How to Pace Your Ironman Bike Leg: Watts, RPE and Race Strategy
The Ironman bike leg decides more races than any other discipline. Swimmers can rescue a poor swim; runners can hold on after a mediocre run. But go too hard on the bike in a full-distance Ironman and the marathon becomes a survival march. Get the bike right and the run becomes the race it was always supposed to be. Pacing strategy on the bike is where athletes — even experienced ones — most commonly make expensive mistakes.
The Power-Based Approach
If you train with a power meter, you have the most precise pacing tool available. The standard guideline for full Ironman bike pacing is 65–70% of your Functional Threshold Power (FTP) as a normalised power (NP) target. This is conservative by design: it accounts for the energy you expend in the swim, the fade that accumulates over 180km, and the marathon waiting at the end.
Variability Index (VI) is as important as the average power number. VI is normalised power divided by average power — a measure of how smoothly you paced. Aim for a VI of 1.05 or below on a flat Ironman course, and 1.06–1.08 on a hilly one. A high VI means you were surging and recovering rather than holding even effort, which costs far more energy than the data suggests when viewed in isolation.
For 70.3 Racing
For a 70.3 Ironman, the sustainable power target moves up: 75–82% FTP is the commonly cited range, depending on your individual physiology, course gradient, and race conditions. The shorter distance means less total fatigue accumulation, but you still have a 21km run off the bike — the same principle applies, just with slightly more margin to push.
RPE-Based Pacing (Without a Power Meter)
If you don’t train with power, RPE (Rate of Perceived Exertion) gives you a workable framework. On a scale of 1–10, target RPE 5–6 for the Ironman bike leg: comfortably hard, conversational if pushed, but not easy. The key check: you should be able to hold a brief sentence at any point on the bike. If you can’t, you are above Ironman bike pace. If the effort feels trivially easy for more than 20 minutes, you may be under-fuelling rather than over-pacing — check your nutrition as a first response.
The Critical First Hour
The first 30–45 minutes out of T1 is the most common place where Ironman bike legs fall apart. You are glycogen-loaded, your legs feel fresh after a relatively short swim, and the athlete who hammered past you in T1 is setting a pace that looks very achievable from directly behind. Ignore all of it. Your goal power or RPE is the only signal that matters. Athletes who leave the first hour at their target effort almost always negative-split or at least run their planned marathon pace. Athletes who spike the first hour invariably run slower than they planned, often significantly so.
Adjusting for Conditions
- Wind — Ride to power, not to speed. A headwind that slows you to 28 km/h at 70% FTP is correct; the speed drop is the wind’s problem, not yours. Chasing speed in a headwind is one of the most common Ironman bike errors.
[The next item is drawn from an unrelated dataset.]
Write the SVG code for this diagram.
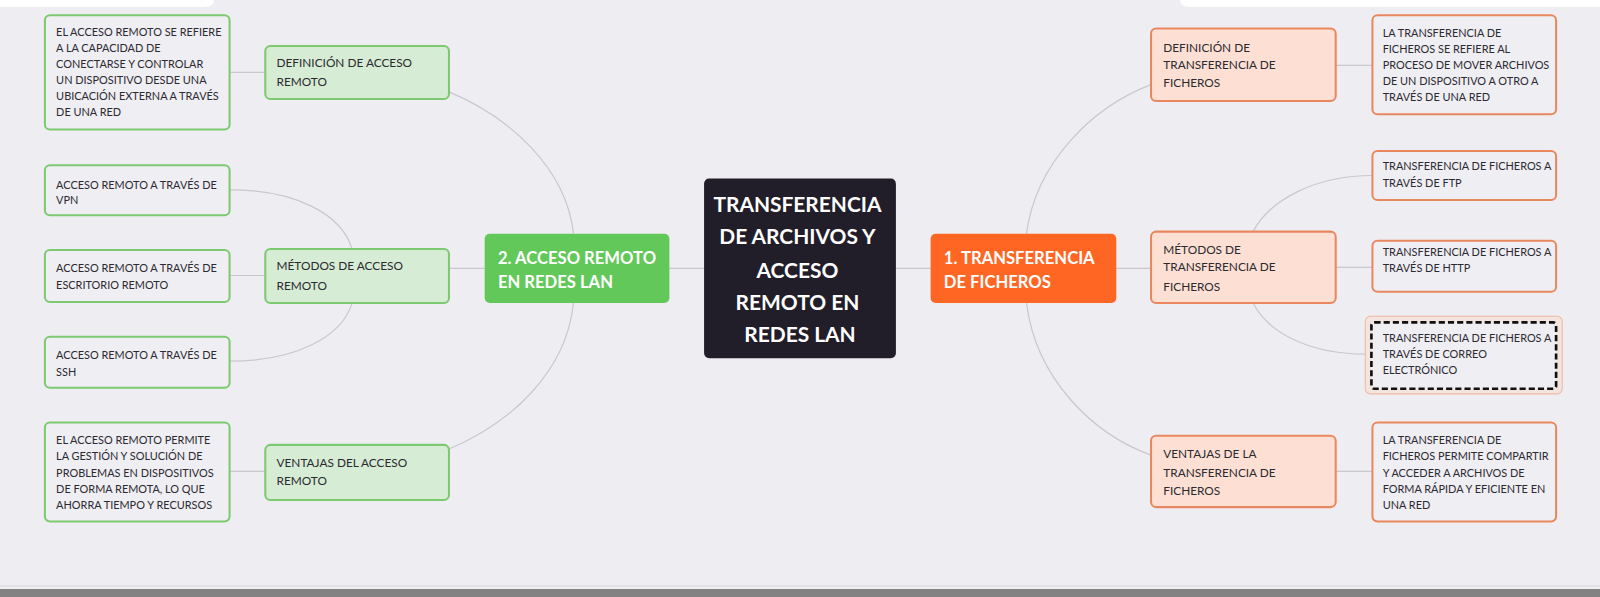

- Heat — Drop your target power by 3–5% in temperatures above 28°C and prioritise hydration. Core temperature management becomes a limiter before cardiac output does in extreme heat.
- Hills — Allow power to rise on climbs (up to 80% FTP for short climbs), but recover the surplus on descents. The VI target is your guide — stay within the allowable variability range rather than holding flat power on a course that doesn’t allow it.
Practise Race Pace in Training
Ironman bike pace should not be a guess on race day. Build race-pace blocks into your long rides: 3×30 minutes at target power within a longer endurance ride teaches your body the effort level and your mind the discipline to hold it. The closer you can simulate the combination of sustained power output, nutrition execution, and mental steadiness in training, the more reliably you will reproduce it over 180km in a race.